Saturday, May 9, 2009

The Stages of Being a Mom

I remember when my oldest was born. I could barely contain myself the first time he uttered "Mama." Life was good, he was small. I controlled his world and he controlled my heart.

Soon after that my daughter was born. I had changed in my son's eyes and became "Mommy." To her I was "Mama." The sun rose and set in their eyes. I watched them revel at the world and found new meaning and joy in the simplest things that life had to offer. Their joy was my joy, their challenges caused me pain. It was the happiest time of my life and the most stressful. If I could have stopped the world to shelter them, I would have.

About the time my daughter transitioned to "Mommy," my youngest was born. There would still be "Mama" in my life but it came with the realization that this would be the last go round of "Mama" for me. For my youngest I never became "Mommy" somehow I evolved into "Mommom" a name that he still uses today.

As I was sitting in the family room this evening with my three adult children gathered around me I realized how fleeting the time that we have with our children really is. I also realized how much I miss "Mama" and "Mommy." I recalled the pain of being called "Mother" in anger or embarassment when they were teenagers or "the Mom" when they were in college. As my mind was rambling, my youngest turned to ask a question. His first word was "Mommom" and I heard nothing else. I was back in another place, another time, with toddlers and juice and toys all around.

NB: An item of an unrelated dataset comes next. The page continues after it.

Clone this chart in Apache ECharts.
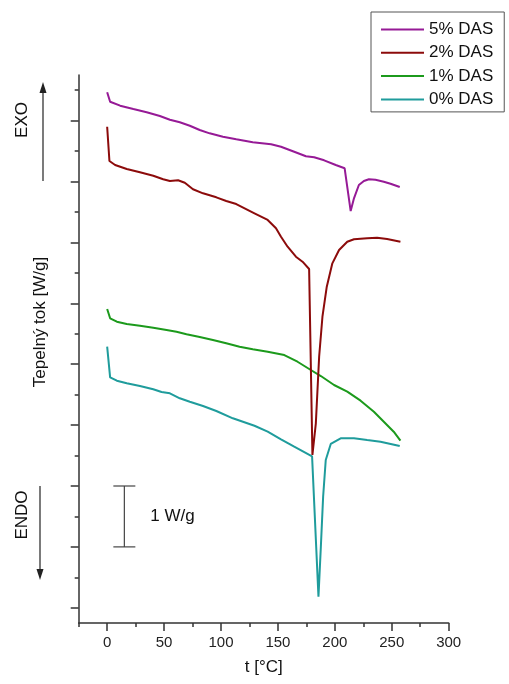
<!DOCTYPE html>
<html><head><meta charset="utf-8">
<script src="https://cdn.jsdelivr.net/npm/echarts@6/dist/echarts.min.js"></script>
<style>html,body{margin:0;padding:0;background:#fff}#c{width:509px;height:684px}</style>
</head><body><div id="c"></div>
<script>
var FONT = '"Liberation Sans", Arial, sans-serif';
var seriesNames = ['5% DAS', '2% DAS', '1% DAS', '0% DAS'];
var xTickLabels = [0, 50, 100, 150, 200, 250, 300];
var xMinorTicks = [-25, 25, 75, 125, 175, 225, 275];
var yMajorTicks = [0.25, 1.25, 2.25, 3.25, 4.25, 5.25, 6.25, 7.25, 8.25];
var yMinorTicks = [0.75, 1.75, 2.75, 3.75, 4.75, 5.75, 6.75, 7.75, 8.75];

var das5T = [0, 2.6, 11.4, 23.0, 34.7, 46.3, 55.1, 63.8, 72.6, 81.3, 90.0, 101.7, 113.4, 127.9, 144.0, 152.7, 164.3, 174.6, 181.8, 190.6, 200.8, 208.6, 213.9, 216.8, 221.1, 225.5, 229.9, 235.7, 243.0, 248.9, 257.0];
var das5Q = [8.716, 8.561, 8.496, 8.441, 8.387, 8.326, 8.266, 8.223, 8.167, 8.097, 8.042, 7.987, 7.944, 7.895, 7.862, 7.822, 7.740, 7.665, 7.648, 7.599, 7.522, 7.468, 6.766, 6.975, 7.193, 7.259, 7.287, 7.280, 7.248, 7.215, 7.160];

var das2T = [0, 2.0, 7.0, 17.2, 28.8, 40.5, 49.2, 55.1, 62.3, 68.2, 75.4, 84.2, 95.9, 104.6, 113.4, 129.4, 141.0, 148.3, 152.7, 158.5, 165.8, 171.6, 177.4, 180.3, 183.3, 186.2, 189.1, 192.9, 197.8, 203.7, 210.9, 216.8, 228.4, 237.1, 245.9, 257.6];
var das2Q = [8.151, 7.587, 7.522, 7.456, 7.402, 7.346, 7.287, 7.259, 7.271, 7.231, 7.123, 7.057, 6.991, 6.931, 6.881, 6.729, 6.619, 6.482, 6.344, 6.180, 6.016, 5.934, 5.814, 2.759, 3.280, 4.373, 5.030, 5.523, 5.907, 6.126, 6.262, 6.302, 6.318, 6.328, 6.306, 6.262];

var das1T = [0, 2.6, 8.5, 17.2, 28.8, 40.5, 52.2, 60.9, 69.7, 81.3, 92.9, 104.6, 116.3, 127.9, 141.0, 155.6, 167.2, 178.9, 187.7, 199.3, 210.9, 222.6, 234.3, 243.0, 251.7, 257.6];
var das1Q = [5.157, 5.004, 4.948, 4.910, 4.883, 4.850, 4.812, 4.784, 4.741, 4.697, 4.648, 4.594, 4.538, 4.495, 4.456, 4.401, 4.291, 4.155, 4.056, 3.909, 3.799, 3.651, 3.470, 3.306, 3.142, 2.994];

var das0T = [0, 2.6, 8.5, 17.2, 28.8, 40.5, 47.8, 55.1, 63.8, 72.6, 84.2, 95.9, 110.4, 129.4, 141.0, 152.7, 164.3, 180.0, 185.6, 187.7, 189.7, 192.0, 196.4, 205.1, 216.8, 228.4, 240.1, 257.0];
var das0Q = [4.538, 4.035, 3.979, 3.937, 3.892, 3.838, 3.794, 3.772, 3.690, 3.634, 3.564, 3.482, 3.362, 3.240, 3.142, 3.017, 2.895, 2.735, 0.432, 1.253, 2.074, 2.677, 2.940, 3.033, 3.033, 3.005, 2.978, 2.907];

var scaleBarT = 15.1;
var scaleBarQ = [1.25, 2.25];

function zip(a, b) { return a.map(function (v, i) { return [v, b[i]]; }); }

var colors = { '5% DAS': '#961a96', '2% DAS': '#8c0b0b', '1% DAS': '#1c9a1c', '0% DAS': '#1f9c9c' };
var seriesData = { '5% DAS': zip(das5T, das5Q), '2% DAS': zip(das2T, das2Q), '1% DAS': zip(das1T, das1Q), '0% DAS': zip(das0T, das0Q) };
var drawOrder = ['0% DAS', '1% DAS', '2% DAS', '5% DAS'];

var chart = echarts.init(document.getElementById('c'), null, { renderer: 'canvas' });
var axisColor = '#333';
var option = {
  animation: false,
  backgroundColor: '#fff',
  textStyle: { fontFamily: FONT },
  grid: { left: 78.7, right: 60.3, top: 75, bottom: 61 },
  legend: {
    data: seriesNames, orient: 'vertical', left: 371, top: 12,
    borderColor: '#555', borderWidth: 1, padding: [8, 11, 3, 10],
    icon: 'rect', itemWidth: 43, itemHeight: 2, itemGap: 4.3,
    textStyle: { fontSize: 17, lineHeight: 19, color: '#111', fontFamily: FONT }
  },
  xAxis: [{
    type: 'value', min: -25, max: 300,
    name: 't [°C]', nameLocation: 'middle', nameGap: 36,
    nameTextStyle: { fontSize: 17, color: '#111', fontFamily: FONT },
    axisLine: { show: true, onZero: false, lineStyle: { color: axisColor, width: 1.5 } },
    axisTick: { show: true, length: 8, customValues: xTickLabels, lineStyle: { color: axisColor, width: 1.5 } },
    axisLabel: { show: true, customValues: xTickLabels, fontSize: 15, color: '#222', margin: 12, fontFamily: FONT },
    splitLine: { show: false }
  }, {
    type: 'value', min: -25, max: 300, position: 'bottom',
    axisLine: { show: false, onZero: false },
    axisTick: { show: true, length: 4, customValues: xMinorTicks, lineStyle: { color: axisColor, width: 1.5 } },
    axisLabel: { show: false }, splitLine: { show: false }
  }],
  yAxis: [{
    type: 'value', min: 0, max: 9,
    axisLine: { show: true, onZero: false, lineStyle: { color: axisColor, width: 1.5 } },
    axisTick: { show: true, length: 8, customValues: yMajorTicks, lineStyle: { color: axisColor, width: 1.5 } },
    axisLabel: { show: false }, splitLine: { show: false }
  }, {
    type: 'value', min: 0, max: 9, position: 'left',
    axisLine: { show: false, onZero: false },
    axisTick: { show: true, length: 4, customValues: yMinorTicks, lineStyle: { color: axisColor, width: 1.5 } },
    axisLabel: { show: false }, splitLine: { show: false }
  }],
  series: drawOrder.map(function (n) {
    return {
      name: n, type: 'line', data: seriesData[n], xAxisIndex: 0, yAxisIndex: 0,
      symbol: 'none', showSymbol: false, smooth: false,
      lineStyle: { color: colors[n], width: 2 }, itemStyle: { color: colors[n] }
    };
  })
};
chart.setOption(option);

var p1 = chart.convertToPixel({ xAxisIndex: 0, yAxisIndex: 0 }, [scaleBarT, scaleBarQ[0]]);
var p2 = chart.convertToPixel({ xAxisIndex: 0, yAxisIndex: 0 }, [scaleBarT, scaleBarQ[1]]);
var barStyle = { stroke: '#444', lineWidth: 1.2 };
var txt = { fill: '#111', fontSize: 17, fontFamily: FONT };
chart.setOption({
  graphic: [
    { type: 'line', shape: { x1: p1[0], y1: p1[1], x2: p2[0], y2: p2[1] }, style: barStyle },
    { type: 'line', shape: { x1: p1[0] - 11, y1: p1[1], x2: p1[0] + 11, y2: p1[1] }, style: barStyle },
    { type: 'line', shape: { x1: p2[0] - 11, y1: p2[1], x2: p2[0] + 11, y2: p2[1] }, style: barStyle },
    { type: 'text', x: p1[0] + 26, y: (p1[1] + p2[1]) / 2, style: Object.assign({ text: '1 W/g', align: 'left', verticalAlign: 'middle' }, txt) },
    { type: 'text', x: 22, y: 120, rotation: Math.PI / 2, style: Object.assign({ text: 'EXO', align: 'center', verticalAlign: 'middle' }, txt) },
    { type: 'line', shape: { x1: 43, y1: 181, x2: 43, y2: 90 }, style: { stroke: '#222', lineWidth: 1.2 } },
    { type: 'polygon', shape: { points: [[43, 82], [39.5, 93], [46.5, 93]] }, style: { fill: '#222' } },
    { type: 'text', x: 40, y: 322, rotation: Math.PI / 2, style: Object.assign({ text: 'Tepelný tok [W/g]', align: 'center', verticalAlign: 'middle' }, txt) },
    { type: 'text', x: 22, y: 515, rotation: Math.PI / 2, style: Object.assign({ text: 'ENDO', align: 'center', verticalAlign: 'middle' }, txt) },
    { type: 'line', shape: { x1: 40, y1: 486, x2: 40, y2: 572 }, style: { stroke: '#222', lineWidth: 1.2 } },
    { type: 'polygon', shape: { points: [[40, 580], [36.5, 569], [43.5, 569]] }, style: { fill: '#222' } }
  ]
});
</script>
</body></html>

Happy Mother's Day to all of you out there. Relish those moments no matter how bad or how good. Children are gifts that reassure us that the world with all its craziness is still a beautiful place and that life goes on.

Until next time,

Carmen

1 comments:

Bella Luna-More than Pretty Soap said...

I love this post. My oldest (4 years old) sometimes calls me "Mom". I'm not ready to be called "Mom". I still want to be "Mommy". I still want to be the "be all, end all" in their eyes. I know it is my (our) job to rear them and send them forth as responsible and productive adults, but I relish this phase and am not quite ready to let it go.